Can it be acceptable in 21st century Britain, 37 years after the Health and Safety at Work Act was passed, that health and safety is still not taken seriously by some employers? Most workers who are injured at work do not die of mystery illnesses or freak accidents. Workers are injured every day in their work places because it is too easy for employers to put health and safety to the back of their minds and decide that is not a priority, merely the state imposing ever increasing regulation on business. The 2009 Helicopter Disaster, costing 16 men’s lives, is just one example of why that analysis is wrong and why health and safety should always be a priority for employers.

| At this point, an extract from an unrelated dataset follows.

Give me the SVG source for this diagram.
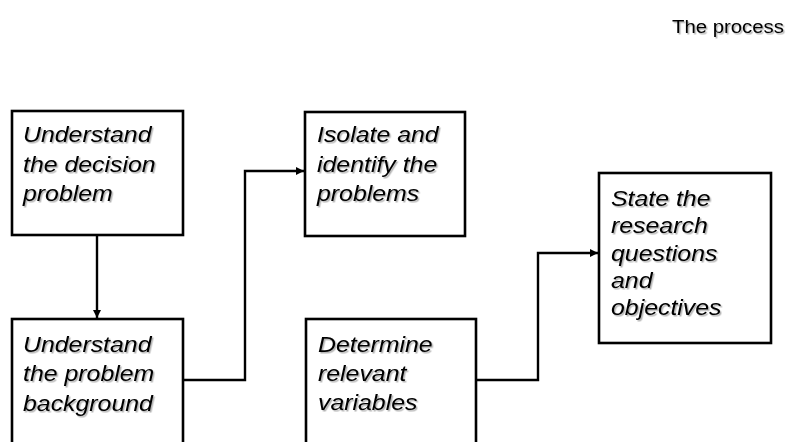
<svg xmlns="http://www.w3.org/2000/svg" width="787" height="442" viewBox="0 0 787 442">
  <defs>
    <marker id="arrow" viewBox="0 0 10 10" refX="10" refY="5" markerWidth="8" markerHeight="8" markerUnits="userSpaceOnUse" orient="auto">
      <path d="M0,0 L10,5 L0,10 z" fill="#000"/>
    </marker>
    <filter id="shadow" x="-10%" y="-10%" width="130%" height="130%">
      <feDropShadow dx="1.3" dy="1.5" stdDeviation="0.6" flood-color="#000" flood-opacity="0.3"/>
    </filter>
  </defs>
  <style>
    .box { fill: #fff; stroke: #000; stroke-width: 2.6; }
    .label { font-family: "Liberation Sans", Arial, sans-serif; font-size: 22.5px; font-style: italic; fill: #000; filter: url(#shadow); }
    .title { font-family: "Liberation Sans", Arial, sans-serif; font-size: 18.5px; fill: #000; filter: url(#shadow); }
    .wire { fill: none; stroke: #000; stroke-width: 2.4; }
  </style>
  <rect width="787" height="442" fill="#fff"/>

  <text class="title" transform="translate(672,33.3) scale(1.1,1)">The process</text>

  <g id="connectors">
    <path class="wire" d="M97,235 L97,318" marker-end="url(#arrow)"/>
    <path class="wire" d="M183,380 L245,380 L245,171 L304,171" marker-end="url(#arrow)"/>
    <path class="wire" d="M476,380 L538,380 L538,253 L598,253" marker-end="url(#arrow)"/>
  </g>

  <g id="understand-decision">
    <rect class="box" x="12" y="111" width="171" height="124"/>
    <text class="label" transform="translate(23,142.3) scale(1.105,1)">
      <tspan x="0">Understand</tspan>
      <tspan x="0" dy="29.3">the decision</tspan>
      <tspan x="0" dy="29.3">problem</tspan>
    </text>
  </g>

  <g id="understand-background">
    <rect class="box" x="12" y="319" width="171" height="140"/>
    <text class="label" transform="translate(23,352) scale(1.105,1)">
      <tspan x="0">Understand</tspan>
      <tspan x="0" dy="29.3">the problem</tspan>
      <tspan x="0" dy="29.3">background</tspan>
    </text>
  </g>

  <g id="isolate-problems">
    <rect class="box" x="305" y="112" width="160" height="124"/>
    <text class="label" transform="translate(317,142.3) scale(1.105,1)">
      <tspan x="0">Isolate and</tspan>
      <tspan x="0" dy="29.3">identify the</tspan>
      <tspan x="0" dy="29.3">problems</tspan>
    </text>
  </g>

  <g id="determine-variables">
    <rect class="box" x="306" y="319" width="170" height="140"/>
    <text class="label" transform="translate(318,351.7) scale(1.105,1)">
      <tspan x="0">Determine</tspan>
      <tspan x="0" dy="29.3">relevant</tspan>
      <tspan x="0" dy="29.3">variables</tspan>
    </text>
  </g>

  <g id="state-questions">
    <rect class="box" x="599" y="173" width="172" height="170"/>
    <text class="label" transform="translate(611,206) scale(1.105,1)">
      <tspan x="0">State the</tspan>
      <tspan x="0" dy="27.3">research</tspan>
      <tspan x="0" dy="27.3">questions</tspan>
      <tspan x="0" dy="27.3">and</tspan>
      <tspan x="0" dy="27.3">objectives</tspan>
    </text>
  </g>
</svg>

No one should anyone be in doubt that cuts to the Health and Safety Executive and Local Authority resources will reduce inspection and enforcement activity having a devastating effect on working people, leaving their work places ever more dangerous.  In the current climate staff who keep their jobs in the face of cuts will be expected to do more work with an increasing risk of hazards including stress, manual handling and lone working.

Workers turn up to work every day because for many it is an economic necessity. They do not turn up to work and expect to be placed at risk through the negligence of their employers.  It should not be too much to ask that work places are safe and that workers do not put themselves at risk merely by starting their shift.

We have to learn from health and safety failures and this is something that will never be done while we have a slow and cumbersome justice system where getting answers for bereaved families or injured workers is not seen as the priority. We need a justice and inquiry system that adequately penalises employers for their negligence.

The Damages (Scotland) Act 2011 will undoubtedly improve rights to damages in respect of personal injuries and wrongful death by overhauling the system and providing a fair level of compensation in cases of wrongful death, without the need for unnecessarily long and distressing court cases. However, for those who have suffered accidents at work resulting in mental or physical injury we still have a long way to go. Lawyers, court actions and disputes with insurance companies are the norm in personal injury actions, but for the ordinary worker this process is unfamiliar, lengthy and expensive. It places a terrible stress on them and their families. This process must be streamlined to ensure that victims of accidents at work get the compensation they deserve without the cost and stress of lengthy personal injury actions.